**Requirement**
Print exactly the lines from the first one down to the line that contains "const seriesLabels = ['1", both included, and skip the pictures.

**Supplied data**
_ _ _ _

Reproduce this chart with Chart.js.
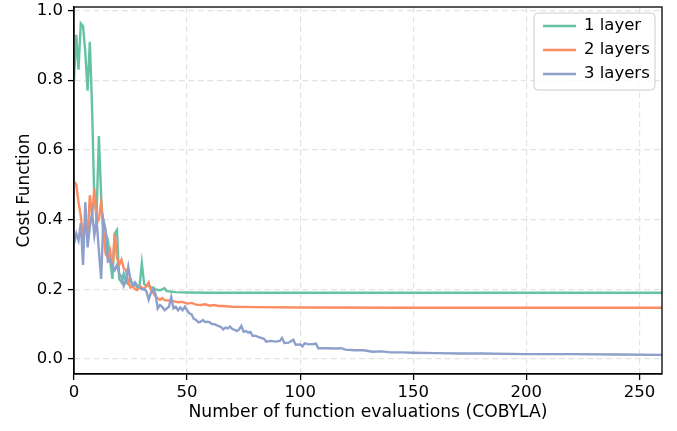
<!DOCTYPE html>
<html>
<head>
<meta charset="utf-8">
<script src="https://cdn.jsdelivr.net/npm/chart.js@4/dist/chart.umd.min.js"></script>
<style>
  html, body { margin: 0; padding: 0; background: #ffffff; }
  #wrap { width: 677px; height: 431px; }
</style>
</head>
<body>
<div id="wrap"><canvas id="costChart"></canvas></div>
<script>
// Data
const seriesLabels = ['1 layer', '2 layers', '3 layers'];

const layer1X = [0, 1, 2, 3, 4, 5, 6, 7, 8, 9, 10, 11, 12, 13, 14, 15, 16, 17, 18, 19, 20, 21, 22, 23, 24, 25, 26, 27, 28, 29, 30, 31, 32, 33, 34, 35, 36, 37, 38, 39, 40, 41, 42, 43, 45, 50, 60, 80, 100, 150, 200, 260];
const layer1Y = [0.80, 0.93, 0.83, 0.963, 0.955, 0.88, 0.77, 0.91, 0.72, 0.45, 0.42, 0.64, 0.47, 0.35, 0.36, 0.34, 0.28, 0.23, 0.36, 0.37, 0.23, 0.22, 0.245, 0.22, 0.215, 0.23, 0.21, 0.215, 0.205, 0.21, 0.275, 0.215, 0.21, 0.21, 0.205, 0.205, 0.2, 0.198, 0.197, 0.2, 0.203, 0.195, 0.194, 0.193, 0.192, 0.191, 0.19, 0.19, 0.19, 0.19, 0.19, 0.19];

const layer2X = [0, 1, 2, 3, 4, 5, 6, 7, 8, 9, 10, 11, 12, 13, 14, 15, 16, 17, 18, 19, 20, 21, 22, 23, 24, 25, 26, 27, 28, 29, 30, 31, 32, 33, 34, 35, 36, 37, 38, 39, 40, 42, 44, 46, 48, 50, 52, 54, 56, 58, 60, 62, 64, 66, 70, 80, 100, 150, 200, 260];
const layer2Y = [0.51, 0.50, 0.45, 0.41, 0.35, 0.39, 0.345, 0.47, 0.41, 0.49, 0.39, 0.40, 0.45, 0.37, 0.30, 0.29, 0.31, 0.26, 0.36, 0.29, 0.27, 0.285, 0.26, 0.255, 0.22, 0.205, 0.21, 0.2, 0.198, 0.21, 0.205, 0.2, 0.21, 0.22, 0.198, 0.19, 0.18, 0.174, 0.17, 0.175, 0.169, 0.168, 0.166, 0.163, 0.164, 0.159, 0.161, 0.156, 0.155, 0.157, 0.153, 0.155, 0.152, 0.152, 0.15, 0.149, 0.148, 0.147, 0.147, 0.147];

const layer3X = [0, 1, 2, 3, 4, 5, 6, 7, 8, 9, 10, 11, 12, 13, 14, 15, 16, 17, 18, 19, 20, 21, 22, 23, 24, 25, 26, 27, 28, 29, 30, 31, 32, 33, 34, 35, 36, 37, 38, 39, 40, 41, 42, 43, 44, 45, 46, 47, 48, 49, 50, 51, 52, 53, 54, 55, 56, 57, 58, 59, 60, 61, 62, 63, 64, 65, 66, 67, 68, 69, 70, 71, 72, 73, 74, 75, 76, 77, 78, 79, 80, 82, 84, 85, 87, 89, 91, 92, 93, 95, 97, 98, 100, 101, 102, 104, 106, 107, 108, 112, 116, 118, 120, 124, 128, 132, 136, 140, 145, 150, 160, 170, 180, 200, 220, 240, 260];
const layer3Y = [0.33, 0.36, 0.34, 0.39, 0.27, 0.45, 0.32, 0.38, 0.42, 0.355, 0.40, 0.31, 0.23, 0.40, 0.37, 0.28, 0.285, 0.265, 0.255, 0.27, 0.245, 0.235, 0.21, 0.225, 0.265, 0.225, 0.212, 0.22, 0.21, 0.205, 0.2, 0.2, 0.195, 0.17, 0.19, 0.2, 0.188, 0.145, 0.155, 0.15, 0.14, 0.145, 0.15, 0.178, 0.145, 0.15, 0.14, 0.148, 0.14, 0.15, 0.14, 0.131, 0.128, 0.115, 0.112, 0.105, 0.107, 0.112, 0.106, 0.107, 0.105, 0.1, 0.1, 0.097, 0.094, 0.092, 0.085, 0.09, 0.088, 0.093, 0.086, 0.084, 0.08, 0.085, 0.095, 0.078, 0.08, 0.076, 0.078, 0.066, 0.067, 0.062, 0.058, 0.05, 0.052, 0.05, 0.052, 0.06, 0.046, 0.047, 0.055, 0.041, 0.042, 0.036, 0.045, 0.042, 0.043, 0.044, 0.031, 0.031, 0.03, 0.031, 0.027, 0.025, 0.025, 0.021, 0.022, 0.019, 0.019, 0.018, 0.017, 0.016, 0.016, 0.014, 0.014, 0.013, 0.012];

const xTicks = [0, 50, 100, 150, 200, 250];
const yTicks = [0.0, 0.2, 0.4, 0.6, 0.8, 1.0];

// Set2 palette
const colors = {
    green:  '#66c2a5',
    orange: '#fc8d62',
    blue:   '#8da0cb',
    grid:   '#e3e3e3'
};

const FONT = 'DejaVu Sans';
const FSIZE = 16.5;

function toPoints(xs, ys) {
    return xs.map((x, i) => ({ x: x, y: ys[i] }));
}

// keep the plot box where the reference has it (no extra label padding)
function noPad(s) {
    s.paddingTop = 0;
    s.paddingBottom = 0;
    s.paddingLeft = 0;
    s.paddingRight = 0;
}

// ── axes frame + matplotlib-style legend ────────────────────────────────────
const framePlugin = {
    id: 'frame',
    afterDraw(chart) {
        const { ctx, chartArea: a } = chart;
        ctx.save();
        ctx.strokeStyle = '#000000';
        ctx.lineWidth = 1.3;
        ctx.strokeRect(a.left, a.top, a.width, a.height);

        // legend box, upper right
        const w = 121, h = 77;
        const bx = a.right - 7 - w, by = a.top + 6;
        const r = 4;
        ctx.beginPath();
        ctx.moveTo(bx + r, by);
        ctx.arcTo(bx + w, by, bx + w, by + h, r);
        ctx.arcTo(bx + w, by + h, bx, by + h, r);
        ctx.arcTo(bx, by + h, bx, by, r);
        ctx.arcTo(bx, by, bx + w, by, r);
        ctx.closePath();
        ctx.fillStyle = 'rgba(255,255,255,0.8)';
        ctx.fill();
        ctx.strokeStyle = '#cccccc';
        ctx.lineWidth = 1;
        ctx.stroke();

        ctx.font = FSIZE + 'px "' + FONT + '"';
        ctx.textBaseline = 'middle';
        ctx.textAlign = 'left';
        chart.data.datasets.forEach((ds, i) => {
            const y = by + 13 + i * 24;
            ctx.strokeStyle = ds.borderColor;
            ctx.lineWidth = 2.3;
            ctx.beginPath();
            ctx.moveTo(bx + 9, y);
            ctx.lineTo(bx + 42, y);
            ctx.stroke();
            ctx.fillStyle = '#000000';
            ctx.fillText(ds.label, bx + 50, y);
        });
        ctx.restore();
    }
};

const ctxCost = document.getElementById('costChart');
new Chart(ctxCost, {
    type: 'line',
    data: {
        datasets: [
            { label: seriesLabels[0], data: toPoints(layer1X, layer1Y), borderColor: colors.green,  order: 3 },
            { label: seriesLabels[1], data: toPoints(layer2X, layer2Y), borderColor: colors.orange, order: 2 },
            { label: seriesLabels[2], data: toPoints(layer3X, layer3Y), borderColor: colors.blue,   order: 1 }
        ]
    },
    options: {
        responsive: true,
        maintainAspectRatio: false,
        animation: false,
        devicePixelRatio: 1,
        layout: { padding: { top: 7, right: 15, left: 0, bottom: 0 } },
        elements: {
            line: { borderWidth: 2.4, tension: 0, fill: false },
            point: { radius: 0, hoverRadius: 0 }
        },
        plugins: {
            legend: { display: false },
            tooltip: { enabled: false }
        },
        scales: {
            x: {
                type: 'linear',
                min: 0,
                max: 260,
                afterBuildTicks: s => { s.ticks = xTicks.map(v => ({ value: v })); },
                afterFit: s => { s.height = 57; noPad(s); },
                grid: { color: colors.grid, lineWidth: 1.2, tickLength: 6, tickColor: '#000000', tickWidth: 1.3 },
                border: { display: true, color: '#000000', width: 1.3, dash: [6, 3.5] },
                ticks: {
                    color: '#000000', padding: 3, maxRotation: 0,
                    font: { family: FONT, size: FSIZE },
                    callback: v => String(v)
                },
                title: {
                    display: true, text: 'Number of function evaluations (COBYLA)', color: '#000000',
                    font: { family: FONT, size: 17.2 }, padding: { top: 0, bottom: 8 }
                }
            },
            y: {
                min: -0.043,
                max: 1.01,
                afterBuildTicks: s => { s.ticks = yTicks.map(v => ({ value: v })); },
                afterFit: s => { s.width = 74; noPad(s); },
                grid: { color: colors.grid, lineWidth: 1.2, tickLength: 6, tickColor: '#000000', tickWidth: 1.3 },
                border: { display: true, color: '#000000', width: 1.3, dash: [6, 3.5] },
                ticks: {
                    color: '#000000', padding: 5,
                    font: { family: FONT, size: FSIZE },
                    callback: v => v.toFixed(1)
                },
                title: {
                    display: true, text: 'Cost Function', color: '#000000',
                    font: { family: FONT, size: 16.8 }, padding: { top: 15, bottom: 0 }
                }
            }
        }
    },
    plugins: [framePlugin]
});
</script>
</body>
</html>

_ _ _ _

**Output below**
Reproduce this chart with Chart.js.
<!DOCTYPE html>
<html>
<head>
<meta charset="utf-8">
<script src="https://cdn.jsdelivr.net/npm/chart.js@4/dist/chart.umd.min.js"></script>
<style>
  html, body { margin: 0; padding: 0; background: #ffffff; }
  #wrap { width: 677px; height: 431px; }
</style>
</head>
<body>
<div id="wrap"><canvas id="costChart"></canvas></div>
<script>
// Data
const seriesLabels = ['1 layer', '2 layers', '3 layers'];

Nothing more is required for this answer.